§ **What is asked**
Lines holding the string "chart" are the ones to copy from this listing.

===

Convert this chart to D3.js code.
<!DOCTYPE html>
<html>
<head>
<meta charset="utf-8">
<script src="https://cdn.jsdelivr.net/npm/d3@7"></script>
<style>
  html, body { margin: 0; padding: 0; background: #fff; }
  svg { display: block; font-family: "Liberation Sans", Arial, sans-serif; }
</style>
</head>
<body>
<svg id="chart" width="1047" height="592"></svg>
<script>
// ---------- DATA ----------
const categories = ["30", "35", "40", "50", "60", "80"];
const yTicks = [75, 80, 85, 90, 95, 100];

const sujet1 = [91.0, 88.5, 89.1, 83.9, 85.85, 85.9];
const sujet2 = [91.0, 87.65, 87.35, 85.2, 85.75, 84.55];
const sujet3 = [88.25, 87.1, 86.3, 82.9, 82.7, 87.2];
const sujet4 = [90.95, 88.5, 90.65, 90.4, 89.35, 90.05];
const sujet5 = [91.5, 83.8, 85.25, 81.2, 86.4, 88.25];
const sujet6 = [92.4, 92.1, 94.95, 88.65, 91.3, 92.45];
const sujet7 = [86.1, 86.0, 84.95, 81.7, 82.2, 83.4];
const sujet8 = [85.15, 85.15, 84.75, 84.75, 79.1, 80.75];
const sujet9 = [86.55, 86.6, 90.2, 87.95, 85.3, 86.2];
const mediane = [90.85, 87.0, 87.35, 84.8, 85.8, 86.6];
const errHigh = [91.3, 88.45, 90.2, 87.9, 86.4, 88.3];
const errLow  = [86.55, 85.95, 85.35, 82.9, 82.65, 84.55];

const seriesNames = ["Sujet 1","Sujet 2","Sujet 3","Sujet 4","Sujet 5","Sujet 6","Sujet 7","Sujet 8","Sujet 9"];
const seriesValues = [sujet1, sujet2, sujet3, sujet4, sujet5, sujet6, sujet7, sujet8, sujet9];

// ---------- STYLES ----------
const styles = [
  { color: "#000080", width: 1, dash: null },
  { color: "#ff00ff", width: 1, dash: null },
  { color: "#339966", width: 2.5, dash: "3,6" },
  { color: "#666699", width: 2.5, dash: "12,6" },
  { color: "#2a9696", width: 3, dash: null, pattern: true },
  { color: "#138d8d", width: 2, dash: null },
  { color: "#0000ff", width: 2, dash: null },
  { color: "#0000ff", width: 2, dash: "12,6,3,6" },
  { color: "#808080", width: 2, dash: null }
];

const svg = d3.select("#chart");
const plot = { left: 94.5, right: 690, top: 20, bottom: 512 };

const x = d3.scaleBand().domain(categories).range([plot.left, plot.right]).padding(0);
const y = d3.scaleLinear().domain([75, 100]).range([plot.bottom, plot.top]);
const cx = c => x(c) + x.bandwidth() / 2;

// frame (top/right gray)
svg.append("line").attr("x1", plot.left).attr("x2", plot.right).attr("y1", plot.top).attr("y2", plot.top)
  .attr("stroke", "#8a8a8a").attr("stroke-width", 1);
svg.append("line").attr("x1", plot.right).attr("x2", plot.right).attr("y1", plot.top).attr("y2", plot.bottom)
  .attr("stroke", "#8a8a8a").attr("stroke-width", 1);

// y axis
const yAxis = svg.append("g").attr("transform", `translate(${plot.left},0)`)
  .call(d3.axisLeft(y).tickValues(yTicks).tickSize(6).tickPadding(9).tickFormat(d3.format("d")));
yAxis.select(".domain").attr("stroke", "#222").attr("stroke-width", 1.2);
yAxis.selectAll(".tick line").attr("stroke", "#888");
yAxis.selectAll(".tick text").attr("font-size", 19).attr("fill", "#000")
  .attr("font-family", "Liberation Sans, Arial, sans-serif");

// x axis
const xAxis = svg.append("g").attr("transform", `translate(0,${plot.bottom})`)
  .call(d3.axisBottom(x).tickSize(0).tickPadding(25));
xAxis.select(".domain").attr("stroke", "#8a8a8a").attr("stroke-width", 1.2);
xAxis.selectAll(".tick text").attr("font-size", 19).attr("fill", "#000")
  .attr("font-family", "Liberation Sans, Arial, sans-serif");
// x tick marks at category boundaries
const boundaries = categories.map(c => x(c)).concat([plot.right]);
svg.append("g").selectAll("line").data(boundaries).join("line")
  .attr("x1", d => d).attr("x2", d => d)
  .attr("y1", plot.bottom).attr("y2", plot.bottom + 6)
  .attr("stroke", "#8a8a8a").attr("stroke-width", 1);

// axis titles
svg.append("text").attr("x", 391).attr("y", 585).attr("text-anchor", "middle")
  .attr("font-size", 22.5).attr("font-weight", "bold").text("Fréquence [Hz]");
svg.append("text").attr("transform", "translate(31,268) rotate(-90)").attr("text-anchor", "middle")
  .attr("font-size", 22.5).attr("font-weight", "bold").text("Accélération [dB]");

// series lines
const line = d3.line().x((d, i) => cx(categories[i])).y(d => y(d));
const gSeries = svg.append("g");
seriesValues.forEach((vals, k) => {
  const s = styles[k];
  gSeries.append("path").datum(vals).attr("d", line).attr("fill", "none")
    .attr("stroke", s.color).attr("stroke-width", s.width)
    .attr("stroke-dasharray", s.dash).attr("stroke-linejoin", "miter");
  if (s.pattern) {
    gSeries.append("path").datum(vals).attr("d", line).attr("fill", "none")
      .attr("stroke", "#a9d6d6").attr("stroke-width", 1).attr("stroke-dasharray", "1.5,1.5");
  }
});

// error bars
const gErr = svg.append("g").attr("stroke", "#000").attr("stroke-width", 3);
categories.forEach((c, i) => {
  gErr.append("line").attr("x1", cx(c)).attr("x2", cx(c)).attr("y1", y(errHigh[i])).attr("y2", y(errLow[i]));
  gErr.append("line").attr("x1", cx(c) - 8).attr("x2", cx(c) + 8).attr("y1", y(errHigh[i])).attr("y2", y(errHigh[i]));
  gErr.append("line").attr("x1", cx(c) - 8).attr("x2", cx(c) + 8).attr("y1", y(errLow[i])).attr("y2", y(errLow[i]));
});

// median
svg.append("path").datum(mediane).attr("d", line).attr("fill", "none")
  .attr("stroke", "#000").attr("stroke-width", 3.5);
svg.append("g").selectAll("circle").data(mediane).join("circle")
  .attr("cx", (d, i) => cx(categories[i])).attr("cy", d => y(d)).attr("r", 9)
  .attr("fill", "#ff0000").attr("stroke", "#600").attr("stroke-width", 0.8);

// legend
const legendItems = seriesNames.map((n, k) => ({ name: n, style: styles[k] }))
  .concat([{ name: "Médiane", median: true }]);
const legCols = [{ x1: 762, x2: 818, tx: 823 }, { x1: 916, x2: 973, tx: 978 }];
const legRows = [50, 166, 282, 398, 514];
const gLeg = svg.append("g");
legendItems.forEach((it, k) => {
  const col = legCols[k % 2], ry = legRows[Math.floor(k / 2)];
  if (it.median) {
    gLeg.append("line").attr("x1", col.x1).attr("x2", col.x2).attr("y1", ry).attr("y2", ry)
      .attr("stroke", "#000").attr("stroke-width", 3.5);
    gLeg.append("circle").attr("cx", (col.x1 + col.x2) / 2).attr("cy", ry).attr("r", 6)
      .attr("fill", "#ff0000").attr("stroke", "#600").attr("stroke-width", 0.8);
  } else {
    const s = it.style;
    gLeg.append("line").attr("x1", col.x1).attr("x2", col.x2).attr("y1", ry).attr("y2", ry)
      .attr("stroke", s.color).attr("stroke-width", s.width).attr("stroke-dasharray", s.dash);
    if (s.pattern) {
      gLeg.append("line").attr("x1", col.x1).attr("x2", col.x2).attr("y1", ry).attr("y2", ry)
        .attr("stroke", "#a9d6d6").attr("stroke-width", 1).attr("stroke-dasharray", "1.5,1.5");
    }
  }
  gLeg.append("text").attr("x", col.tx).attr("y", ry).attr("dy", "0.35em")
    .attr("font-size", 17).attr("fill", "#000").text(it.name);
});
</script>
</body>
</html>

===

§ **Problem solution**
Convert this chart to D3.js code.
<svg id="chart" width="1047" height="592"></svg>
const svg = d3.select("#chart");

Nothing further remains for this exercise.